Rob reviews the latest volume of AYA, subtitled THE SECRETS COME OUT, by Marguerite Abouet and Clement Oubrerie (Drawn and Quarterly).
Some have compared the interactions of the cast in the AYA books to soap opera, and there are certainly some of those elements in the story. A better comparison might be an extended comedy of manners, much like a Jane Austen book. Indeed, the action in the AYA books, set circa 1980 in the Ivory Coast, depends mostly on the clash between new and old sets of cultural & gender expectations. Men behave badly and vainly try to relive their youths by taking lovers and trying to take on additional wives, but the women in their lives flex their own power. The younger women try to negotiate the lies that young men tell them while dreaming of a way out of small-town life. The gulf between children and adults is sometimes bridged in surprising ways while being broken irreparably in others. Pride becomes an impediment to intimacy, while prejudice emerges with regard to the very surprising reveal of one particular romantic entanglement. Through it all, the character of Aya is a level-headed heroine who navigates the craziness of her family, friends and village while always looking to her own figure.
What's fascinating about this book is the way it fully embraces the cultural specificity of the Ivory Coast during this period (years before civil war and deprivation struck the country) while making the characters and their situations relatable to anyone. There's almost a visceral quality to Aya's Yop City environment that Abouet relates in terms of sights, sounds, smells, tastes, and temperatures. Oubrerie channels a bit of Joann Sfar in his work, both in terms of the expressiveness of his figures and the vivid use of color. Color is a crucial storytelling element in this book, especially with regard to the brightness of the characters' clothes and how that figures into identity.
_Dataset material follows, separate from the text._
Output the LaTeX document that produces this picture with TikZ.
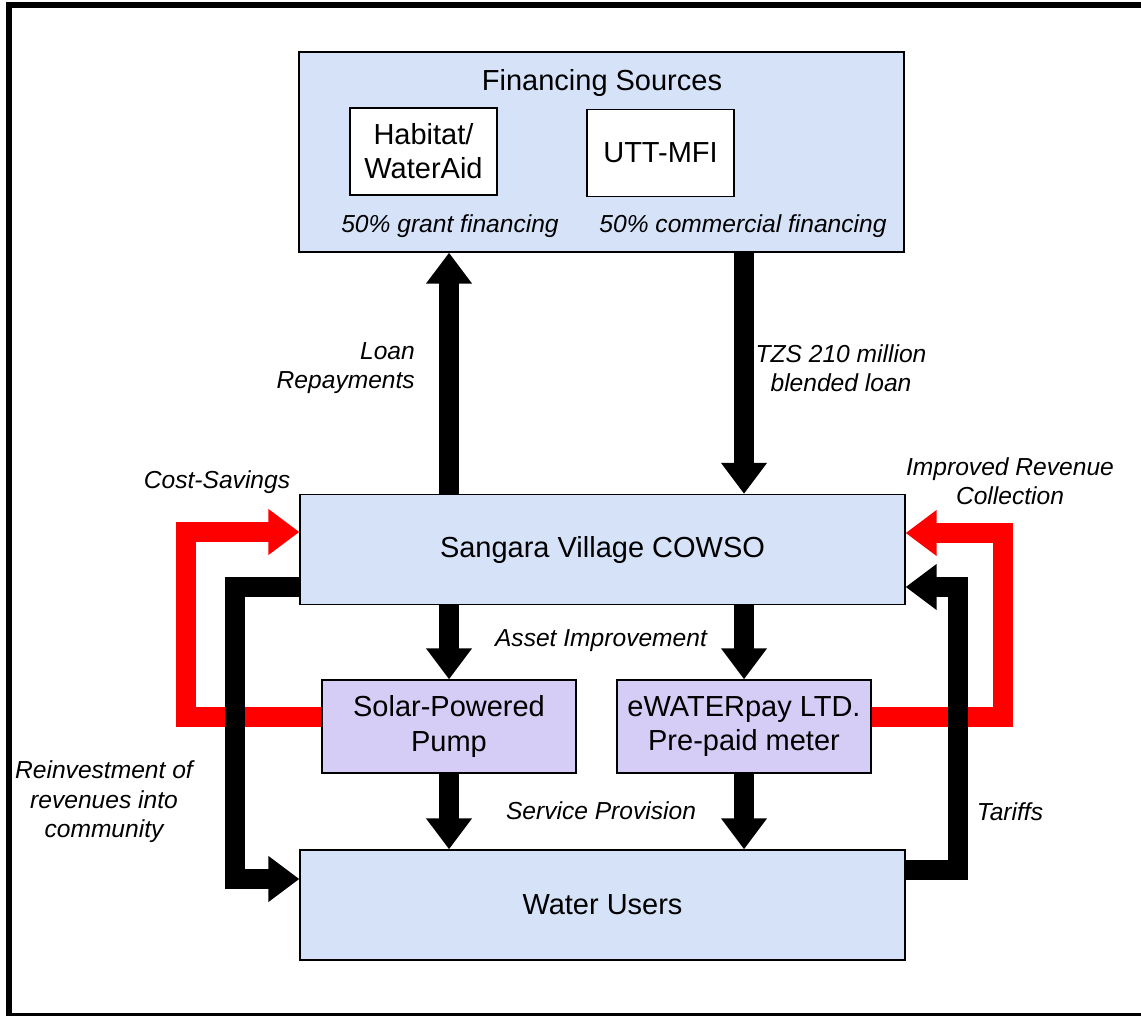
\documentclass[tikz,border=0pt]{standalone}
\usepackage{fontspec}
\setmainfont{Liberation Sans}
\usepackage{tikz}
\usetikzlibrary{arrows.meta, positioning, calc}

\definecolor{boxblue}{RGB}{213,226,248}
\definecolor{boxlilac}{RGB}{214,205,247}

\begin{document}
\begin{tikzpicture}[
  x=0.02cm, y=-0.02cm,
  bigbox/.style={rectangle, draw=black, line width=0.8pt, fill=boxblue, minimum width=12.1cm, minimum height=2.2cm, font=\fontsize{16.5}{19.5}\selectfont},
  srcbox/.style={rectangle, draw=black, line width=0.8pt, fill=white, minimum width=2.94cm, minimum height=1.74cm, align=center, font=\fontsize{16.5}{19.5}\selectfont},
  techbox/.style={rectangle, draw=black, line width=0.8pt, fill=boxlilac, minimum width=5.08cm, minimum height=1.86cm, align=center, font=\fontsize{16.5}{19.5}\selectfont},
  lbl/.style={align=center, font=\fontsize{14}{16.8}\selectfont\itshape},
  bigarrow/.style={line width=0.4cm, -{Triangle[width=0.88cm,length=0.62cm]}},
  redarrow/.style={bigarrow, draw=red}
]
  \useasboundingbox (0,0) rectangle (1141,1016);
  \draw[line width=0.12cm] (9,5) rectangle (1150,1016);

  \node[bigbox, minimum height=4cm] (fin) at (601.5,152) {};
  \node[font=\fontsize{16.5}{19.5}\selectfont] (fintitle) at (602,83) {Financing Sources};
  \node[srcbox] (habitat) at (423.5,151.5) {Habitat/\\WaterAid};
  \node[srcbox] (utt) at (660.5,153) {UTT-MFI};
  \node[lbl] (grant) at (450,226) {50\% grant financing};
  \node[lbl] (comm) at (743,226) {50\% commercial financing};

  \node[bigbox] (cowso) at (602.5,549.5) {Sangara Village COWSO};
  \node[techbox] (solar) at (449,726.5) {Solar-Powered\\Pump};
  \node[techbox] (ewater) at (744,726.5) {eWATERpay LTD.\\Pre-paid meter};
  \node[bigbox] (users) at (602.5,905) {Water Users};

  \draw[redarrow] ([yshift=0.19cm]solar.west) -- ++(-135,0) |- ([yshift=0.35cm]cowso.west);
  \draw[redarrow] ([yshift=0.19cm]ewater.east) -- ++(131,0) |- ([yshift=0.33cm]cowso.east);
  \draw[bigarrow] ([yshift=-0.75cm]cowso.west) -- ++(-64,0) |- ([yshift=0.52cm]users.west);
  \draw[bigarrow] ([yshift=0.7cm]users.east) -- ++(52,0) |- ([yshift=-0.75cm]cowso.east);

  \draw[bigarrow] (cowso.north -| solar) -- (fin.south -| solar);
  \draw[bigarrow] (fin.south -| ewater) -- (cowso.north -| ewater);
  \draw[bigarrow] (cowso.south -| solar) -- (solar.north);
  \draw[bigarrow] (cowso.south -| ewater) -- (ewater.north);
  \draw[bigarrow] (solar.south) -- (users.north -| solar);
  \draw[bigarrow] (ewater.south) -- (users.north -| ewater);

  \node[lbl, align=right, anchor=east] (repay) at (421,368) {Loan\\Repayments};
  \node[lbl] (loan) at (841,368) {TZS 210 million\\blended loan};
  \node[lbl] (savings) at (217,482) {Cost-Savings};
  \node[lbl] (revenue) at (1010,481) {Improved Revenue\\Collection};
  \node[lbl] (asset) at (601,641) {Asset Improvement};
  \node[lbl] (service) at (601,811) {Service Provision};
  \node[lbl] (reinvest) at (104,802) {Reinvestment of\\revenues into\\community};
  \node[lbl] (tariffs) at (1010,812) {Tariffs};
\end{tikzpicture}
\end{document}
The Aya books have character threads that cohere into a story, but not much of a master plot. In this volume, for example, the book revolves around a "Miss Yop City" beauty pageant that concludes about halfway through the book. The story's really about the desires of every character and how that leads to conflict when the secrets concealing their desires emerge. A young, single mother dreams of having her own restaurant. A hapless young man wishing to please his overly demanding father overhears him speaking ill of him and is crushed. A young woman dreaming of life in France puts perhaps a bit too much of her trust in a scheming lothario. A young man desperately wants to be able to love openly and will even leave the country to do so, hoping his lover will come with him. The lover of Aya's father gets fed up with a lack of attention for herself and the children she had with him, and exposes their affair to his wife.
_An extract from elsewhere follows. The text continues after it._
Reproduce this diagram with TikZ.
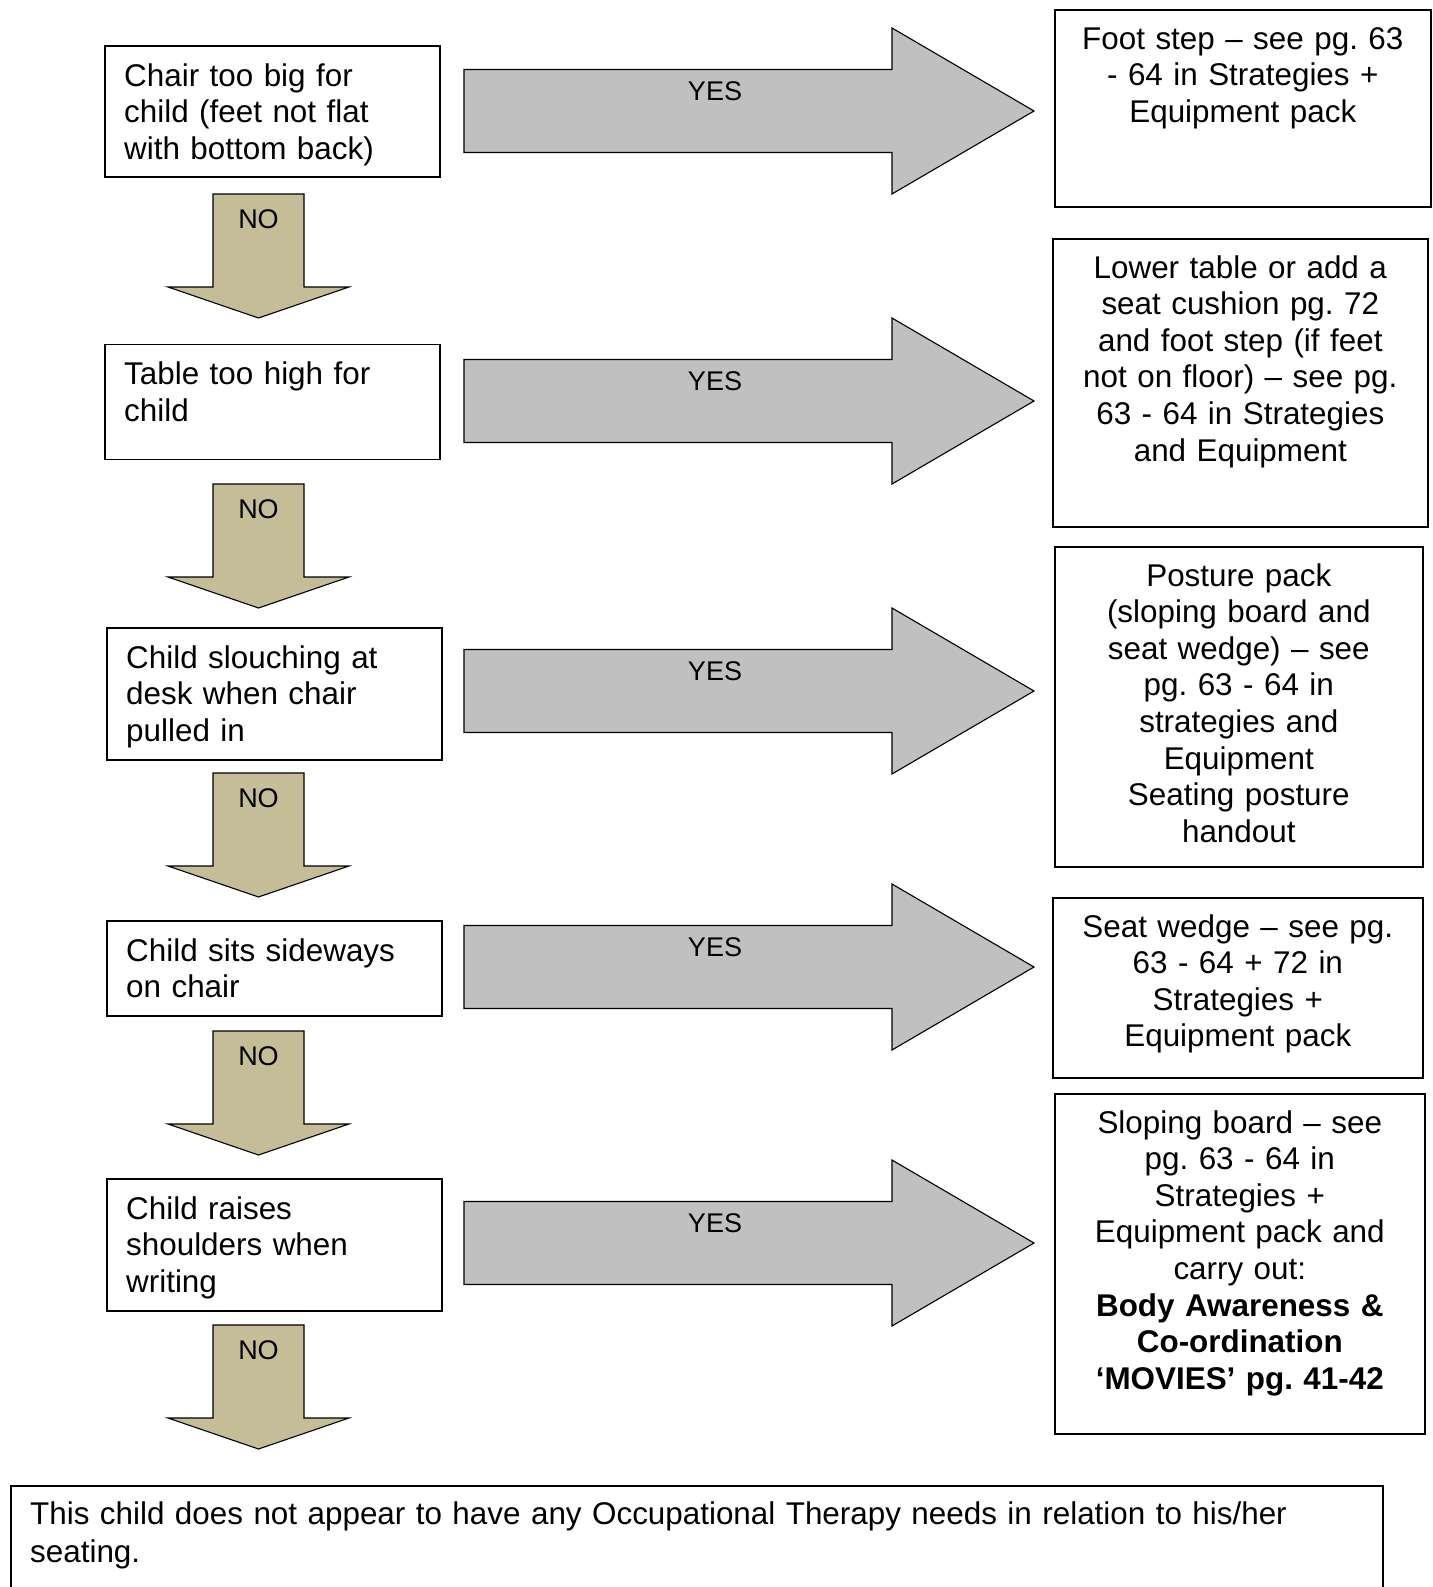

Abouet tells these stories with a remarkably light touch, one that's matched by Oubrerie's cartoony style. No matter the difficulty or conflict, there's a way to deal with it. Aya really is an Austen-style heroine in that she takes it upon herself to inject herself into all sorts of problems of others--when they're not directly barking up her tree to do so. She's come to terms with that role, even as it interferes with her desire to be an intellectual. Indeed, her affection is boundless for those characters with the least means--both intellectually and financially. That's especially true of the family maid (one of the most vivid characters in the book) and a badly uneducated and gentle mechanic. She doesn't seek to dominate their lives, but rather gives them an opportunity to develop their own sense of agency and express their voices.
Aya has a bit of pride and stubbornness herself, but Abouet generally writes her as having the fewest foibles of any of the Ivorians we meet. I think this is partly because she's a gateway character to everyone else we are introduced to and partly because she's acting as a stand-in for the author. Abouet can't help but throw in a childhood recollection of seeing a child psychologist in France and then turning it around to how insanity is seen in Africa. She also has a couple of character relate recipes in an appendix, further adding a sense of longing for tastes and smells of a particular region.
While the AYA books are a celebration of a particular culture at a particular time, they are also a gift to non-African audiences. The delicate web of family and city is one that's more tightly woven than in most english-speaking cultures, for example. The small-town nature of Yop City is both a comfort and an occasional sense of frustration, especially for the young. Everyone is aware of everyone else's business, and there are societal obligations that can be as annoying as they are important. Abouet doesn't overly romanticize tradition and in fact takes the more sexist aspects of customs to task in this book. At the same time, Abouet is forgiving of even the most ridiculous of her characters and portrays them all as people simply trying to find a way to be happy. They may well get roundly chastised and publicly exposed, but it's more a matter of family squabbling than unforgivable offense. The pleasures are small in this slice-of-life series and not surprising, but it's the way they're woven together that makes each volume so satisfying.